With a student population that is slightly more than 50 percent Hispanic, Stan State is one of 120 public four-year colleges nationwide that has been designated as a Hispanic Serving Institution (HSI) and has been actively involved in recruiting students from underserved populations into STEM studies.
“This grant was written and conceived by a big team of STEM and social science faculty, and will integrate with a number of existing Stan State programs aimed at improving student outcomes and advancing opportunities for faculty development,” Cover said.
Just last week, Stan State received a $745,997 NSF award to fund programs and projects to provide educational opportunities for math and science majors pursuing a K-12 teaching credential.
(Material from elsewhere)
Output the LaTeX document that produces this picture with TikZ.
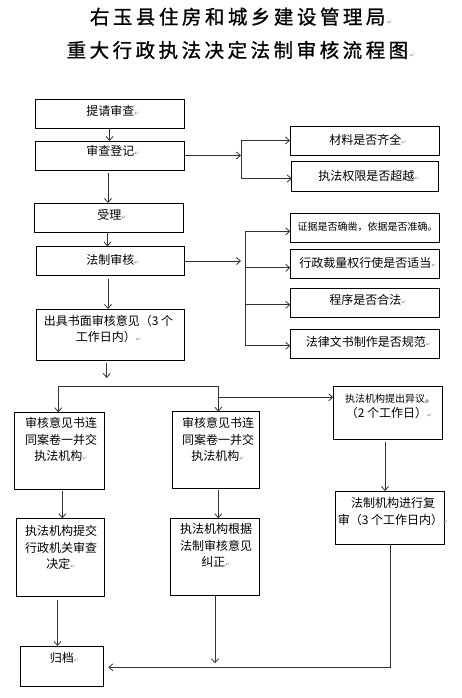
\documentclass[tikz,border=0pt]{standalone}
\usepackage{fontspec}
\setmainfont{Noto Sans CJK SC}
\newfontfamily\titlefont[FakeBold=1]{Noto Sans CJK SC}
\newfontfamily\markfont{DejaVu Sans}
\usetikzlibrary{arrows.meta}
\newcommand\retmark{{\markfont\fontsize{6}{6}\selectfont\textcolor{black!45}{↵}}}
\def\spreadchars#1{\spreadcharsA#1\relax}
\def\spreadcharsA#1{\ifx\relax#1\else\makebox[23pt]{#1}\expandafter\spreadcharsA\fi}
\begin{document}
\begin{tikzpicture}[x=1pt,y=-1pt,
  box/.style={draw=black, line width=0.8pt, inner sep=0pt, outer sep=0pt},
  txt/.style={font=\fontsize{12}{16.5}\selectfont, align=center, inner sep=0pt},
  smalltxt/.style={font=\fontsize{10}{14}\selectfont, align=center, inner sep=0pt},
  conn/.style={draw=black!80, line width=0.8pt},
  arr/.style={conn, -{Straight Barb[length=4pt,width=7pt]}}]
\useasboundingbox (0,0) rectangle (461,698);
% title
\node[anchor=west, inner sep=0pt, font=\titlefont\fontsize{19.5}{20}\selectfont] (title1) at (88,16.7) {\spreadchars{右玉县住房和城乡建设管理局}\retmark};
\node[anchor=west, inner sep=0pt, font=\titlefont\fontsize{19.5}{20}\selectfont] (title2) at (64.7,50) {\spreadchars{重大行政执法决定法制审核流程图}\retmark};
% left column boxes
\node[box, minimum width=149pt, minimum height=29pt] (b1) at (109.5,113.5) {};
\node[box, minimum width=149pt, minimum height=29pt] (b2) at (109.5,155.5) {};
\node[box, minimum width=149pt, minimum height=29pt] (b3) at (108.5,217.5) {};
\node[box, minimum width=148pt, minimum height=29pt] (b4) at (110,261) {};
\node[box, minimum width=148pt, minimum height=51pt] (b5) at (110,334.5) {};
% right boxes
\node[box, minimum width=149pt, minimum height=29pt] (r1) at (364.5,140.5) {};
\node[box, minimum width=147pt, minimum height=30pt] (r2) at (365.3,176) {};
\node[box, minimum width=149pt, minimum height=29pt] (r3) at (364.8,227.8) {};
\node[box, minimum width=149pt, minimum height=29pt] (r4) at (364.8,263.8) {};
\node[box, minimum width=149pt, minimum height=29pt] (r5) at (364.8,302.8) {};
\node[box, minimum width=149pt, minimum height=29pt] (r6) at (364.8,343.8) {};
% lower boxes
\node[box, minimum width=90pt, minimum height=77pt] (b6) at (59.3,450.8) {};
\node[box, minimum width=87pt, minimum height=76.6pt] (b7) at (215.8,450) {};
\node[box, minimum width=109.4pt, minimum height=52.6pt] (b8) at (388,413) {};
\node[box, minimum width=109.3pt, minimum height=53pt] (b9) at (389.7,517.5) {};
\node[box, minimum width=87.6pt, minimum height=78.4pt] (b10) at (60.5,557.5) {};
\node[box, minimum width=88.6pt, minimum height=77.4pt] (b11) at (215,557) {};
\node[box, minimum width=82.6pt, minimum height=40pt] (b12) at (62,666) {};
% texts
\node[txt] (t1) at (113,110.5) {提请审查\retmark};
\node[txt] (t2) at (113,150.5) {审查登记\retmark};
\node[txt] (t3) at (112,215) {受理\retmark};
\node[txt] (t4) at (113,260) {法制审核\retmark};
\node[txt] (t5) at (108.5,329) {出具书面审核意见（3 个\\工作日内）\retmark};
\node[txt] (tr1) at (368,140) {材料是否齐全\retmark};
\node[txt] (tr2) at (369,176) {执法权限是否超越\retmark};
\node[smalltxt] (tr3) at (367.5,226.5) {证据是否确凿，依据是否准确。};
\node[txt] (tr4) at (368,263.3) {行政裁量权行使是否适当\retmark};
\node[txt] (tr5) at (368,300) {程序是否合法\retmark};
\node[txt] (tr6) at (368.5,341.7) {法律文书制作是否规范\retmark};
\node[txt] (t6) at (61,439.7) {审核意见书连\\同案卷一并交\\执法机构\retmark};
\node[txt] (t7) at (218,439.7) {审核意见书连\\同案卷一并交\\执法机构\retmark};
\node[smalltxt] (t8a) at (390,398.3) {执法机构提出异议。};
\node[txt] (t8b) at (389,413.3) {（2 个工作日）\retmark};
\node[txt] (t9) at (393,511.3) {法制机构进行复\\审（3 个工作日内）\retmark};
\node[txt] (t10) at (61,547.6) {执法机构提交\\行政机关审查\\决定\retmark};
\node[txt] (t11) at (216,545.6) {执法机构根据\\法制审核意见\\纠正\retmark};
\node[txt] (t12) at (64.5,658.3) {归档\retmark};
% connectors, left column
\draw[arr] (b1.south) -- (b2.north);
\draw[arr] ([xshift=-1.5pt,yshift=-2.5pt]b2.south) -- ([xshift=-1.5pt]b2.south |- b3.north);
\draw[arr] ([xshift=-1pt]b3.south) -- ([xshift=-1pt]b3.south |- b4.north);
\draw[arr] ([xshift=-2pt,yshift=-3pt]b4.south) -- ([xshift=-2pt]b4.south |- b5.north);
% branch from b2
\coordinate (j1) at (241,156.7);
\draw[arr] (b2.east) -- (b2.east -| j1);
\draw[conn] (r1.west -| j1) -- ([yshift=-2.5pt]r2.west -| j1);
\draw[arr] (r1.west -| j1) -- (r1.west);
\draw[arr] ([yshift=-2.5pt]r2.west -| j1) -- ([yshift=-2.5pt]r2.west);
% branch from b4
\coordinate (j2) at (241,261.7);
\coordinate (bar2) at (245,261.7);
\draw[arr] (b4.east) -- (b4.east -| j2);
\draw[conn] ([yshift=-3.5pt]r3.west -| bar2) -- ([yshift=-2pt]r6.west -| bar2);
\draw[arr] ([yshift=-3.5pt]r3.west -| bar2) -- ([yshift=-3.5pt]r3.west);
\draw[arr] ([yshift=-4pt]r4.west -| bar2) -- ([yshift=-4pt]r4.west);
\draw[arr] ([yshift=-2pt]r5.west -| bar2) -- ([yshift=-2pt]r5.west);
\draw[arr] ([yshift=-2pt]r6.west -| bar2) -- ([yshift=-2pt]r6.west);
% split below b5
\coordinate (s5) at (106.7,378);
\coordinate (hl) at (58.3,386);
\coordinate (hr) at (218.3,386);
\coordinate (k8) at (218.3,397.3);
\draw[arr] ([yshift=-3pt]b5.south -| s5) -- (s5);
\draw[conn] (hl) -- (hr);
\draw[arr] (hl) -- (hl |- b6.north);
\draw[arr] (hr) -- (hr |- b7.north);
\draw[arr] (k8) -- (k8 -| b8.west);
\draw[arr] ([xshift=-3pt,yshift=-3pt]b8.south) -- ([xshift=-3pt]b8.south |- b9.north);
\draw[arr] ([xshift=3pt,yshift=-2pt]b6.south) -- ([xshift=3pt]b6.south |- b10.north);
\draw[arr] ([xshift=2.5pt,yshift=-2pt]b7.south) -- ([xshift=2.5pt]b7.south |- b11.north);
\draw[arr] ([xshift=-3pt,yshift=-3pt]b10.south) -- ([xshift=-3pt]b10.south |- b12.north);
\coordinate (e11) at (215,663.3);
\draw[arr] (b11.south) -- (e11);
\draw[arr] ([xshift=1pt]b9.south) |- ([xshift=5pt,yshift=-1.3pt]b12.east);
\end{tikzpicture}
\end{document}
Stan State will be using that funding to underwrite nine scholarships, as well as to support campus projects and programs that will lead to a more robust and diverse talent pipeline of K-12 science and math teachers.
Hispanics constitute 16 percent of the U.S. workforce, but they make up only six percent of workers in STEM fields. Congress directed NSF to award grants to HSI colleges and universities. This program is designed to invest in projects that build capacity and increase retention and graduation rates for STEM students at HSIs.
“NSF has a long history of funding individual researchers and projects at HSIs,” said Jim Lewis, acting NSF assistant director for Education and Human Resources. "This new program seeks to support growth at HSIs that have traditionally lacked federal resources, to assure that they can encourage the development of scientists and engineers.”
The NSF issued 31 awards nationally, totaling approximately $45 million, with California universities well-represented in this initial list of recipients. Awards also went to CSU campuses in Fullerton, Pomona, Sacramento, Northridge and San Diego. In addition, UC Merced received an award from this program, as did community colleges Hartnell, Los Angeles Mission and Riverside. One California private college, Dominican, also received an award.